Легко мне было говорить с ним, просто, как с отцом родным. Бывает же такое, что к совершенно постороннему человеку начинаешь вдруг родственные чувства испытывать! Это не всегда объяснимо, но, по-моему, это куда лучше, чем объяснимая неприязнь к ближнему, — правда?
Появился Пошчи-почтальон, узнал, о чем разговор, заявил:
— Я тоже детишек люблю. Назначьте меня поваром в лагерь.
Как будто в шутку сказал, но шуткой эти слова не воспринялись. Тон какой-то не тот был.
— Письма носить кто будет? — грозно осведомился Кемал-ага.
Пошчи грустно покивал головой:
— Да-да… письма, шалтай-болтай… У меня, председатель, собаки в душе воют… сна вовсе лишился, хоть пальцами глаза закрывай. То похоронки, то треугольнички эти, то треугольнички, то похоронки… В самом деле, назначь другого на почту, сил моих больше нет лицо от людей отворачивать, словно это я, шалтай-болтай, односельчан убиваю!..
Кемал-ага рассердился.
— Умный человек ты, ровесник, а слова глупые говоришь. Кого назначу? Мерина своего, что ли? Вон Алмагуль — четыре вьюка тащит и не жалуется. Так что ты уж сделай милость, молчи, пока я на тебя Юсуп-агу не напустил. Вот Кейик твою, пожалуй, направим помощницей к Алмагуль…
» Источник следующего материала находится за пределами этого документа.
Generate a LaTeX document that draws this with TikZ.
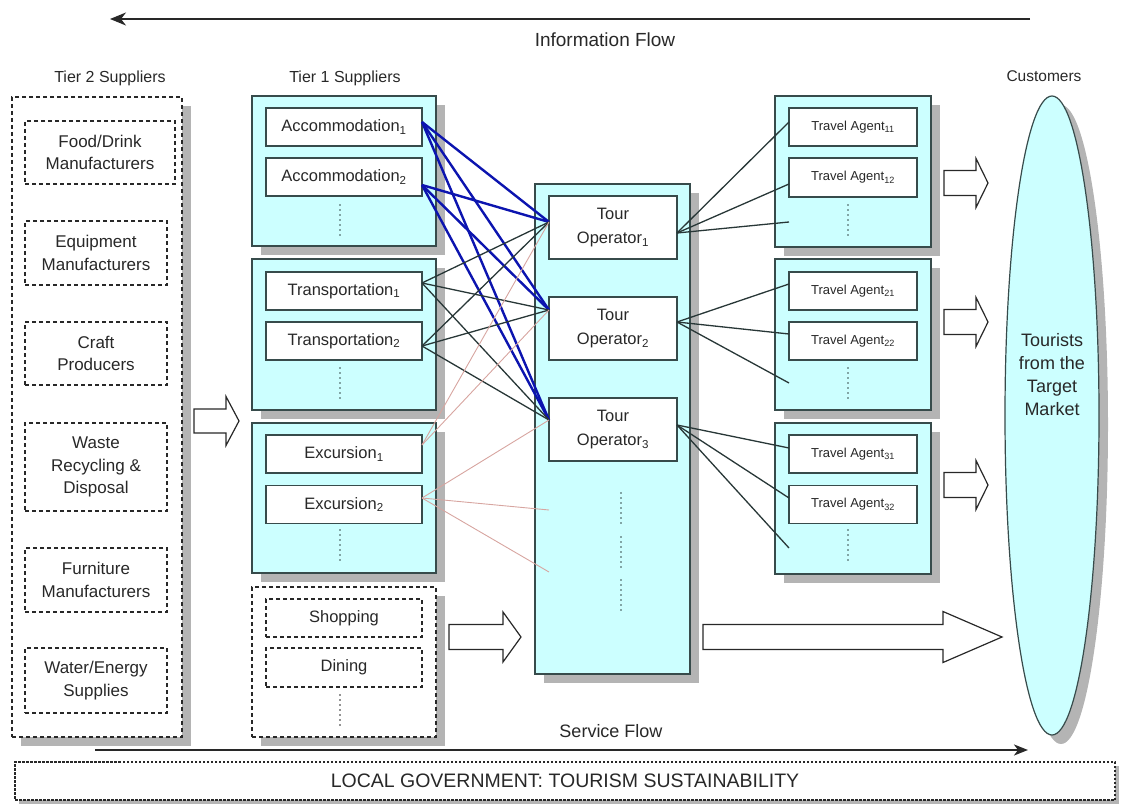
\documentclass[tikz,border=0pt]{standalone}
\usepackage{fontspec}
\setmainfont{Liberation Sans}
\usetikzlibrary{shapes.geometric,shadows,arrows.meta,calc}

\definecolor{panelfill}{RGB}{204,255,255}
\definecolor{edge}{RGB}{55,75,75}
\definecolor{shade}{RGB}{180,180,180}
\definecolor{ink}{RGB}{40,40,40}
\definecolor{linkblue}{RGB}{12,20,175}
\definecolor{linkpink}{RGB}{215,165,160}
\definecolor{linkdark}{RGB}{40,55,55}

% hollow block arrow: start x, head base x, tip x, centre y, body half height, head half height
\newcommand\flowarrow[6]{%
  \draw[blockarrow] (#1,#4-#5) -- (#2,#4-#5) -- (#2,#4-#6) -- (#3,#4)
    -- (#2,#4+#6) -- (#2,#4+#5) -- (#1,#4+#5) -- cycle;}

\begin{document}
\begin{tikzpicture}[x=1pt,y=-1pt,
  every node/.style={inner sep=0pt, outer sep=0pt, text=ink},
  shadowed/.style={general shadow={fill=shade, shadow xshift=9pt, shadow yshift=-9pt}},
  panel/.style={draw=edge, line width=1.2pt, fill=panelfill, shadowed},
  dashpanel/.style={draw=ink, line width=1.1pt, fill=white, dash pattern=on 4pt off 3pt, shadowed},
  item/.style={draw=edge, line width=1.2pt, fill=white, minimum width=156pt, minimum height=38pt,
    font=\fontsize{16.5}{19}\selectfont},
  tier2item/.style={draw=ink, line width=1.1pt, fill=white, dash pattern=on 4pt off 3pt,
    align=center, font=\fontsize{17}{22.5}\selectfont},
  shopitem/.style={item, draw=ink, line width=1.1pt, dash pattern=on 4pt off 3pt},
  agent/.style={draw=edge, line width=1.2pt, fill=white, minimum width=128pt, minimum height=38pt,
    font=\fontsize{13}{15}\selectfont},
  operator/.style={draw=edge, line width=1.2pt, fill=white, minimum width=128pt, minimum height=63pt,
    align=center, font=\fontsize{16.5}{24}\selectfont},
  heading/.style={font=\fontsize{16}{19}\selectfont},
  vdots/.style={draw=edge, line width=1.7pt, line cap=round, dash pattern=on 0pt off 5pt},
  bluelink/.style={draw=linkblue, line width=2.4pt},
  darklink/.style={draw=linkdark, line width=1.3pt},
  pinklink/.style={draw=linkpink, line width=0.9pt},
  blockarrow/.style={draw=ink, line width=1.2pt, fill=white, line join=miter},
  flowline/.style={draw=ink, line width=1.6pt}
]
\useasboundingbox (0,0) rectangle (1122,805);

% ---------- flow arrows and headings ----------
\coordinate (infoR) at (1030,19);
\coordinate (infoL) at (110,19);
\draw[flowline, -{Stealth[length=16pt,width=13pt,inset=5pt]}] (infoR) -- (infoL);
\node[font=\fontsize{19}{22}\selectfont] (infolabel) at (605,40) {Information Flow};

\node[heading] (tier2head) at (110,78) {Tier 2 Suppliers};
\node[heading] (tier1head) at (345,78) {Tier 1 Suppliers};
\node[font=\fontsize{15.5}{18}\selectfont] (custhead) at (1044,76) {Customers};

% ---------- tier 2 suppliers ----------
\node[dashpanel, minimum width=170pt, minimum height=640pt] (t2grp) at (97,417) {};
\node[tier2item, minimum width=150pt, minimum height=63pt] (food) at (100,152.5) {Food/Drink\\Manufacturers};
\node[tier2item, minimum width=142pt, minimum height=64pt] (equip) at (96,253) {Equipment\\Manufacturers};
\node[tier2item, minimum width=142pt, minimum height=63pt] (craft) at (96,353.5) {Craft\\Producers};
\node[tier2item, minimum width=142pt, minimum height=88pt] (waste) at (96,467) {Waste\\Recycling \&\\Disposal};
\node[tier2item, minimum width=142pt, minimum height=64pt] (furn) at (96,580) {Furniture\\Manufacturers};
\node[tier2item, minimum width=142pt, minimum height=65pt] (water) at (96,680.5) {Water/Energy\\Supplies};

\flowarrow{194}{226}{239}{421}{12}{24.5}

% ---------- tier 1 suppliers ----------
\node[panel, minimum width=184pt, minimum height=150pt] (accgrp) at (344,171) {};
\node[item] (acc1) at (344,127) {Accommodation\textsubscript{1}};
\node[item] (acc2) at (344,177) {Accommodation\textsubscript{2}};
\draw[vdots] (340,205) -- (340,235);

\node[panel, minimum width=184pt, minimum height=151pt] (trgrp) at (344,334.5) {};
\node[item] (tr1) at (344,291) {Transportation\textsubscript{1}};
\node[item] (tr2) at (344,341) {Transportation\textsubscript{2}};
\draw[vdots] (340,368) -- (340,398);

\node[panel, minimum width=184pt, minimum height=150pt] (exgrp) at (344,498) {};
\node[item] (ex1) at (344,454) {Excursion\textsubscript{1}};
\node[item] (ex2) at (344,504.5) {Excursion\textsubscript{2}};
\draw[vdots] (340,530) -- (340,562);

\node[dashpanel, minimum width=184pt, minimum height=150pt] (shopgrp) at (344,662) {};
\node[shopitem] (shop) at (344,618) {Shopping};
\node[shopitem, minimum height=39pt] (dine) at (344,667.5) {Dining};
\draw[vdots, draw=ink] (340,695) -- (340,725);

\flowarrow{449}{503}{521}{637}{12.5}{25}

% ---------- tour operators ----------
\node[panel, minimum width=155pt, minimum height=490pt] (tocol) at (612.5,429) {};
\node[operator] (to1) at (613,227.5) {Tour\\Operator\textsubscript{1}};
\node[operator] (to2) at (613,328.5) {Tour\\Operator\textsubscript{2}};
\node[operator] (to3) at (613,429.5) {Tour\\Operator\textsubscript{3}};
\draw[vdots] (621,493) -- (621,523);
\draw[vdots] (621,537) -- (621,567);
\draw[vdots] (621,580) -- (621,610);

% entry and exit points on the operator boxes
\coordinate (to1in) at ([yshift=5.5pt]to1.west);
\coordinate (to2in) at ([yshift=18.5pt]to2.west);
\coordinate (to3in) at ([yshift=9.5pt]to3.west);
\coordinate (colA) at (549,510);
\coordinate (colB) at (549,572);
\coordinate (to1out) at ([yshift=-5.5pt]to1.east);
\coordinate (to2out) at ([yshift=6.5pt]to2.east);
\coordinate (to3out) at ([yshift=4.5pt]to3.east);

% ---------- travel agents ----------
\node[panel, minimum width=156pt, minimum height=151pt] (tagrp1) at (853,171.5) {};
\node[agent] (ta11) at (853,127) {Travel Agent\textsubscript{11}};
\node[agent, minimum height=39pt] (ta12) at (853,177.5) {Travel Agent\textsubscript{12}};
\draw[vdots] (848,205) -- (848,235);

\node[panel, minimum width=156pt, minimum height=151pt] (tagrp2) at (853,334.5) {};
\node[agent] (ta21) at (853,291) {Travel Agent\textsubscript{21}};
\node[agent] (ta22) at (853,341) {Travel Agent\textsubscript{22}};
\draw[vdots] (848,368) -- (848,398);

\node[panel, minimum width=156pt, minimum height=151pt] (tagrp3) at (853,498.5) {};
\node[agent] (ta31) at (853,454) {Travel Agent\textsubscript{31}};
\node[agent] (ta32) at (853,504.5) {Travel Agent\textsubscript{32}};
\draw[vdots] (848,530) -- (848,562);

\coordinate (ta1more) at (789,222);
\coordinate (ta2more) at (789,383);
\coordinate (ta3more) at (789,548);

\flowarrow{944}{976}{988}{183}{12.5}{24.5}
\flowarrow{944}{976}{988}{322}{12.5}{24.5}
\flowarrow{944}{976}{988}{485}{12.5}{24.5}
\flowarrow{703}{943}{1002}{637}{12.5}{25.5}

% ---------- customers ----------
\node[ellipse, draw=edge, line width=1.2pt, fill=panelfill, shadowed,
      minimum width=94pt, minimum height=639pt] (market) at (1052,415.5) {};
\node[align=center, font=\fontsize{18}{23}\selectfont] (tourists) at (1052,375)
  {Tourists\\from the\\Target\\Market};

% ---------- supplier to operator links ----------
\foreach \t in {to1in,to2in,to3in}{
  \draw[bluelink] ([yshift=5pt]acc1.east) -- (\t);
  \draw[bluelink] ([yshift=-8pt]acc2.east) -- (\t);
}
\foreach \t in {to1in,to2in,to3in}{
  \draw[darklink] ([yshift=8pt]tr1.east) -- (\t);
  \draw[darklink] ([yshift=-5pt]tr2.east) -- (\t);
}
\draw[pinklink] ([yshift=9pt]ex1.east) -- (to1in);
\draw[pinklink] ([yshift=9pt]ex1.east) -- (to2in);
\draw[pinklink] ([yshift=6.5pt]ex2.east) -- (to3in);
\draw[pinklink] ([yshift=6.5pt]ex2.east) -- (colA);
\draw[pinklink] ([yshift=6.5pt]ex2.east) -- (colB);

% ---------- operator to agent links ----------
\draw[darklink] (to1out) -- ([yshift=5pt]ta11.west);
\draw[darklink] (to1out) -- ([yshift=-6.5pt]ta12.west);
\draw[darklink] (to1out) -- (ta1more);
\draw[darklink] (to2out) -- ([yshift=7pt]ta21.west);
\draw[darklink] (to2out) -- ([yshift=7pt]ta22.west);
\draw[darklink] (to2out) -- (ta2more);
\draw[darklink] (to3out) -- ([yshift=6pt]ta31.west);
\draw[darklink] (to3out) -- ([yshift=6.5pt]ta32.west);
\draw[darklink] (to3out) -- (ta3more);

% ---------- service flow and government band ----------
\coordinate (servL) at (95,750);
\coordinate (servR) at (1028,750);
\draw[flowline, line width=2pt, -{Stealth[length=14pt,width=11pt,inset=4pt]}] (servL) -- (servR);
\node[font=\fontsize{18}{21}\selectfont] (servlabel) at (611,731) {Service Flow};

\node[draw=ink, line width=1.1pt, fill=white, dash pattern=on 2.5pt off 1.5pt,
      general shadow={fill=shade, shadow xshift=4pt, shadow yshift=-4pt},
      minimum width=1100pt, minimum height=38pt,
      font=\fontsize{19.5}{22}\selectfont] (gov) at (565,781) {LOCAL GOVERNMENT: TOURISM SUSTAINABILITY};
\end{tikzpicture}
\end{document}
Сад был большой, гектаров пять, однако кто-то не поленился обнести его высоким дувалом. Кое-где дувал обвалился под тяжестью времени и дождей, но все дыры были тщательно заложены колючим сушняком маклюры и гледичии. Здесь безраздельно царил Газак-ага — худой долговязый старик, у которого белоснежной была не только борода, но и густые кустики бровей. Он мне сразу заявил:
— Призреть сирот — дело богоугодное. Я не возражаю. Только учти, девушка Алмагуль, дети твои должны быть уважительными и послушными. Если начнут ветки ломать, мы с тобой не поладим. Фрукты понадобятся — сам давать буду, фруктов много, на всех хватит. Пусть играют в тени, пусть веселятся потихоньку, но не безобразничают. С тебя буду спрашивать, девушка Алмагуль, не с них. Пойдем посмотрим, где что ставить.
И зашагал на негнущихся ногах, заложив руки за спину, — владыка, да и только, ничего не скажешь.
Тянуло свежестью и тиной, — вероятно, из арыка, такого заросшего, что сорок раз в затылке почешешь, прежде чем перепрыгнуть решишься. Высоченные тополя позвякивали листвой, похожей на разменную серебряную монету. Или, может, это медали на груди выстроившихся шеренгой красноармейцев? Над участками люцерны широко, просторно раскинулись абрикосовые деревья. Очень много было и персиковых деревьев. Их отягощенные плодами ветви были заботливо укреплены подпорками, обмотанными наверху ветошью — чтобы кору не повредить. Западная половина сада почти сплошь была занята виноградником.